Dalam pengajuan calon wagub semua partai politik memiliki hak yang sama dan harus dipikirkan secara matang agar penempatan sumber daya manusia tersebut bukan sebatas mengandalkan power politik dan pressure kelompok yang tidak rasional dalam perspektif indikator terhadap kualitas sdmnya.
Setidaknya kebijakan mengangkat wakil gubernur yang kosong tidak menambah problema sosial bagi masyarakat dan hanya menjadi beban daerah untuk membangun kelompok politik dan menjadikan daerah untuk sekedar meringankan beban para politisi yang bermain secara buta dalam politik kekuasaan yang pada akhirnya hanya menempatkan Aceh sebagai daerah tertinggal dan para pemimpinnya hidup mewah dan bergelimangan harta.
Setidaknya hal semacam ini tidak perlu dipaksakan oleh kelompok pendukung yang melakukan presure dan berbicara seakan memahami sepenuhnya kriteria calon, padahal mereka hanya membicarakan subyektifitas dan sentimen politik yang pada akhirnya mereka juga akan kecewa.
Para elemen yang terlibat dalam presure politik untuk kebijakan daerah agar mengisi jabatan wagub seharusnya tidak perlu sebagaimana anak ingusan yang cengegesan meminta balon di media sosial. Karena prilaku politik seperti itu memperlihatkan ketidakdewasaan dalam politik.
Pressure politik dijaman sekarang sudah tidak berlaku dan itu hanyalah pekerjaan pelaku politik masa lalu yang ketinggalan jaman. Dimana kualitasnya tidak berbeda dengan dukungan sorak tupai yang sangat kolot. Jika ini yang berlaku maka bukan gubernur Aceh yang arogan sebagaimana tulisan saya sebelumnya, tetapi cara-cara tokoh politiknya yang  justru ambisius, penuh keluguan dan kekanak-kanakan. Belum kita mulai bahas sudah sibuk dengan dukung mendukung, politik kok seperti klub sepak bola. Si fulan cocok, si fulen lebih paham Aceh, justru karena paham Aceh maka Aceh tidak pernah berubah. Kalau perlu yang tidak paham Aceh tetapi paham teori dan kinsep pembangunan serta cerdas dalam komunikasi politik dan sosiology jauh lebih penting daripada sekedar paham Aceh yang menyebabkan Aceh begitu aja sepanjang masa.
Heran kita merasa dengan paham Aceh seakan pantas memimpin Aceh, padahal yang dibutuhkan  ilmu pengetahuan atau keahlian seseorang yang untuk merubah kondisi rakyat Aceh. Kalau sekedar bikin tambah melarat untuk apa paham, bulsyit....

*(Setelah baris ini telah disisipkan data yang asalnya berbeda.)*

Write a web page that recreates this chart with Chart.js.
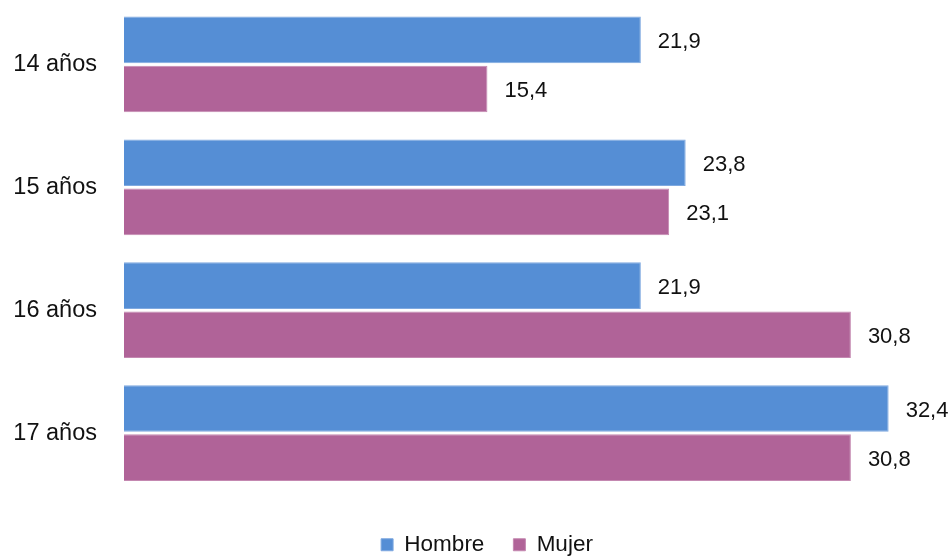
<!DOCTYPE html>
<html>
<head>
<meta charset="utf-8">
<script src="https://cdn.jsdelivr.net/npm/chart.js@4"></script>
<style>
html,body{margin:0;padding:0;background:#fff;overflow:hidden;width:950px;height:556px}
#wrap{width:950px;height:566px;position:relative}
</style>
</head>
<body>
<div id="wrap"><canvas id="c" width="950" height="566"></canvas></div>
<script>
const categories = ["14 años", "15 años", "16 años", "17 años"];
const hombre = [21.9, 23.8, 21.9, 32.4];
const mujer = [15.4, 23.1, 30.8, 30.8];
const seriesNames = ["Hombre", "Mujer"];

const FONT = "'Liberation Sans', Arial, Helvetica, sans-serif";

const valueLabels = {
  id: 'valueLabels',
  afterDatasetsDraw(chart) {
    const ctx = chart.ctx;
    ctx.save();
    ctx.font = "22px " + FONT;
    ctx.fillStyle = "#111";
    ctx.textAlign = "left";
    ctx.textBaseline = "middle";
    chart.data.datasets.forEach((ds, di) => {
      const meta = chart.getDatasetMeta(di);
      meta.data.forEach((bar, i) => {
        const txt = ds.data[i].toFixed(1).replace('.', ',');
        ctx.fillText(txt, bar.x + 17, bar.y + 2);
      });
    });
    ctx.restore();
  }
};

const legendShift = {
  id: 'legendShift',
  afterLayout(chart) {
    if (chart.legend) { chart.legend.left += 12; chart.legend.right += 12; }
  }
};

new Chart(document.getElementById('c'), {
  type: 'bar',
  data: {
    labels: categories,
    datasets: [
      { label: seriesNames[0], data: hombre, backgroundColor: '#558ED5', borderColor: '#7FA9E0', borderWidth: 1,
        categoryPercentage: 0.8, barPercentage: 0.95 },
      { label: seriesNames[1], data: mujer, backgroundColor: '#B06398', borderColor: '#C488B1', borderWidth: 1,
        categoryPercentage: 0.8, barPercentage: 0.95 }
    ]
  },
  options: {
    indexAxis: 'y',
    responsive: false,
    animation: false,
    events: [],
    layout: { padding: { top: 3, left: 0, right: 0, bottom: 0 } },
    scales: {
      x: {
        min: 0, max: 35,
        display: true,
        grid: { display: false, drawTicks: false },
        border: { display: false },
        ticks: { display: false },
        afterFit(scale) { scale.height = 10; scale.paddingLeft = 0; scale.paddingRight = 0; }
      },
      y: {
        grid: { display: false, drawTicks: false },
        border: { display: false },
        ticks: { color: '#111', font: { family: FONT, size: 23.5 }, padding: 27 },
        afterFit(scale) { scale.width = 124; scale.paddingTop = 0; scale.paddingBottom = 0; }
      }
    },
    plugins: {
      legend: {
        position: 'bottom',
        labels: {
          boxWidth: 12, boxHeight: 12, padding: 29,
          color: '#111',
          font: { family: FONT, size: 22.5 }
        }
      },
      tooltip: { enabled: false }
    }
  },
  plugins: [valueLabels, legendShift]
});
</script>
</body>
</html>
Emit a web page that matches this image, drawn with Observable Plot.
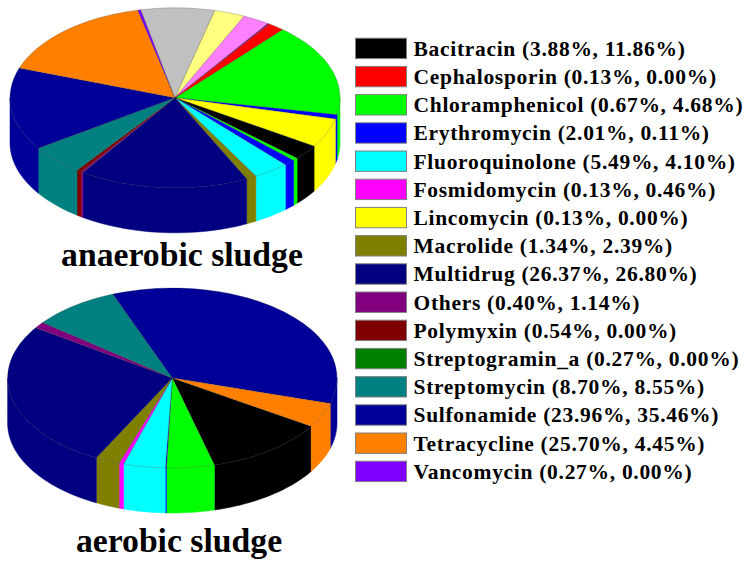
<!DOCTYPE html>
<html><head><meta charset="utf-8">
<script src="https://cdn.jsdelivr.net/npm/d3@7"></script>
<script src="https://cdn.jsdelivr.net/npm/@observablehq/plot@0.6"></script>
<style>html,body{margin:0;padding:0;background:#fff}svg{display:block}.legend-label text{letter-spacing:0.7px}</style>
</head><body><div id="chart"></div>
<script>
// Legend table
const antibiotics = ["Bacitracin","Cephalosporin","Chloramphenicol","Erythromycin","Fluoroquinolone","Fosmidomycin","Lincomycin","Macrolide","Multidrug","Others","Polymyxin","Streptogramin_a","Streptomycin","Sulfonamide","Tetracycline","Vancomycin"];
const anaerobicLabel = [3.88,0.13,0.67,2.01,5.49,0.13,0.13,1.34,26.37,0.40,0.54,0.27,8.70,23.96,25.70,0.27];
const aerobicLabel = [11.86,0.00,4.68,0.11,4.10,0.46,0.00,2.39,26.80,1.14,0.00,0.00,8.55,35.46,4.45,0.00];
const legendColors = ["#000000","#ff0000","#00ff00","#0000ff","#00ffff","#ff00ff","#ffff00","#808000","#000080","#800080","#800000","#008000","#008080","#000099","#ff8000","#8000ff"];
// Anaerobic slices as drawn, clockwise (shares)
const anaerobicSliceColors = ["#00ff00","#0000ff","#ffff00","#000000","#00ff00","#0000ff","#00ffff","#808000","#000080","#800080","#800000","#008080","#000099","#ff8000","#8000ff","#c0c0c0","#ffff80","#ff80ff","#800080","#ff0000"];
const anaerobicSliceShares = [16.7,0.75,5.25,2.7,0.5,1.1,3.5,1.0,16.55,0.2,0.5,5.4,14.8,16.0,0.3,7.2,3.0,2.64,0.17,1.6];
const anaerobicStartDeg = 40.7;
const aerobicStartDeg = 122.5;

const W = 752, H = 567;
const pieA = {cx:174.5, cy:97.3, rx:165, ry:90, depth:45};
const pieB = {cx:171.8, cy:377.5, rx:164.7, ry:90, depth:45};
const rad = d => d*Math.PI/180;
function arcPts(p, a, b, dz=0){
  const n = Math.max(2, Math.ceil((b-a)/2)+1), o=[];
  for(let i=0;i<n;i++){const t=a+(b-a)*i/(n-1);
    o.push({x:p.cx+p.rx*Math.sin(rad(t)), y:p.cy-p.ry*Math.cos(rad(t))+dz});}
  return o;
}
function pieParts(p, shares, colors, start, key){
  const total=d3.sum(shares); let a=start;
  const sides=[], tops=[];
  shares.forEach((s,i)=>{
    if(s<=0) return;
    const b=a+s/total*360;
    tops.push(...[{x:p.cx,y:p.cy},...arcPts(p,a,b),{x:p.cx,y:p.cy}].map(q=>({...q,z:`${key}t${i}`,c:colors[i]})));
    for(const off of [0,360,-360]){
      const l=Math.max(a+off,90), r=Math.min(b+off,270);
      if(r>l){
        const top=arcPts(p,l,r), bot=arcPts(p,l,r,p.depth).reverse();
        sides.push(...[...top,...bot,top[0]].map(q=>({...q,z:`${key}s${i}${off}`,c:colors[i]})));
      }
    }
    a=b;
  });
  return {sides,tops};
}
const A = pieParts(pieA, anaerobicSliceShares, anaerobicSliceColors, anaerobicStartDeg, "a");
const B = pieParts(pieB, aerobicLabel, legendColors, aerobicStartDeg, "b");
const rows = antibiotics.map((name,i)=>({
  name, color:legendColors[i],
  y1:38.2+i*28.2, y2:58.6+i*28.2,
  label:`${name} (${anaerobicLabel[i].toFixed(2)}%, ${aerobicLabel[i].toFixed(2)}%)`
}));
const serif = "'Liberation Serif','Times New Roman',serif";
const side = d => Plot.line(d,{x:"x",y:"y",z:"z",fill:"c",stroke:"c",strokeWidth:0.5,curve:"linear"});
const top_ = d => Plot.line(d,{x:"x",y:"y",z:"z",fill:"c",stroke:"#303030",strokeWidth:0.4,strokeOpacity:0.6,strokeLinejoin:"round",curve:"linear"});
const plot = Plot.plot({
  width:W, height:H, margin:0,
  x:{domain:[0,W],range:[0,W],axis:null},
  y:{domain:[0,H],range:[0,H],axis:null},
  color:{type:"identity"},
  marks:[
    side(A.sides), top_(A.tops),
    side(B.sides), top_(B.tops),
    Plot.rect(rows,{x1:355.5,x2:406.5,y1:"y1",y2:"y2",fill:"color",stroke:"#808080",strokeWidth:1}),
    Plot.text(rows,{x:413,y:d=>(d.y1+d.y2)/2,text:"label",textAnchor:"start",fontFamily:serif,fontWeight:"bold",fontSize:21.5,fill:"#000",className:"legend-label"}),
    Plot.text([{t:"anaerobic sludge",x:181.5,y:255},{t:"aerobic sludge",x:178.5,y:541}],{x:"x",y:"y",text:"t",textAnchor:"middle",fontFamily:serif,fontWeight:"bold",fontSize:33.7,fill:"#000"})
  ]
});
plot.querySelectorAll("g").forEach(()=>{});
document.getElementById("chart").append(plot);
</script></body></html>
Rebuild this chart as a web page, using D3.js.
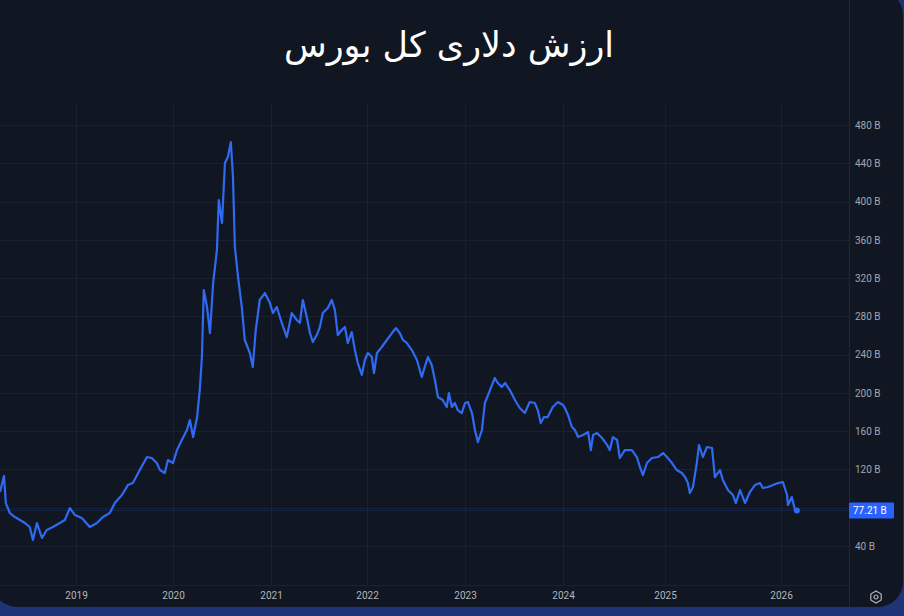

Sekarang jaman sudah berubah, politik itu menggunakan otak sepenuhnya, demikian juga dalam kepemimpinan daerah dan negara tidak perlu presure atau ketegasan yang lugu atau power politik yang hanya memanipulasi kebodohan dan konstituen politik yang tidak paham.
Karena itu saya sarankan agar semua pihak dapat berpikir jernih dalam politik bukan politik sekedar menggerakkan rakyat dalam tujuan-tujuan politik kosong dan buta yang menghabiskan energi masyarakat Aceh tanpa tujuan dan target politik yang pasti.
Pengajuan calon wagub juga seharusnya bukan soalan sentimen pendekatan Aceh merdeka atau Aceh referendum yang justru menambah masalah rakyat yang ingin hidup nyaman dan tenang. Karena pekerjaan politik tanpa bola sebagaimana tujuan merdeka dan referendum yang para pelakunya meminta kebijakan politik dari Indonesia adalah pekerjaan sia-sia yang justru hanya menjadi masalah bagi rakyat Aceh sendiri.
Kalau ingin membangun bangsa dan negara maka mentalitasnya yang perlu dibangun karena membangun suatu bangsa bukan sebatas rebutan kekuasaan politik pragmatis sebagaimana pengisian pejabat politis di lingkungan pemda.
Oleh karena itu keluguan-keluguan  dalam aktivitas politik dan pembohongan terhadap masyarakat, mentalitas hipokrit sudah saatnya dihilangkan oleh para tokoh kita di Aceh sehingga masyarakat tidak hanya menjadi obyek pemasaran politik sepanjang hidupnya.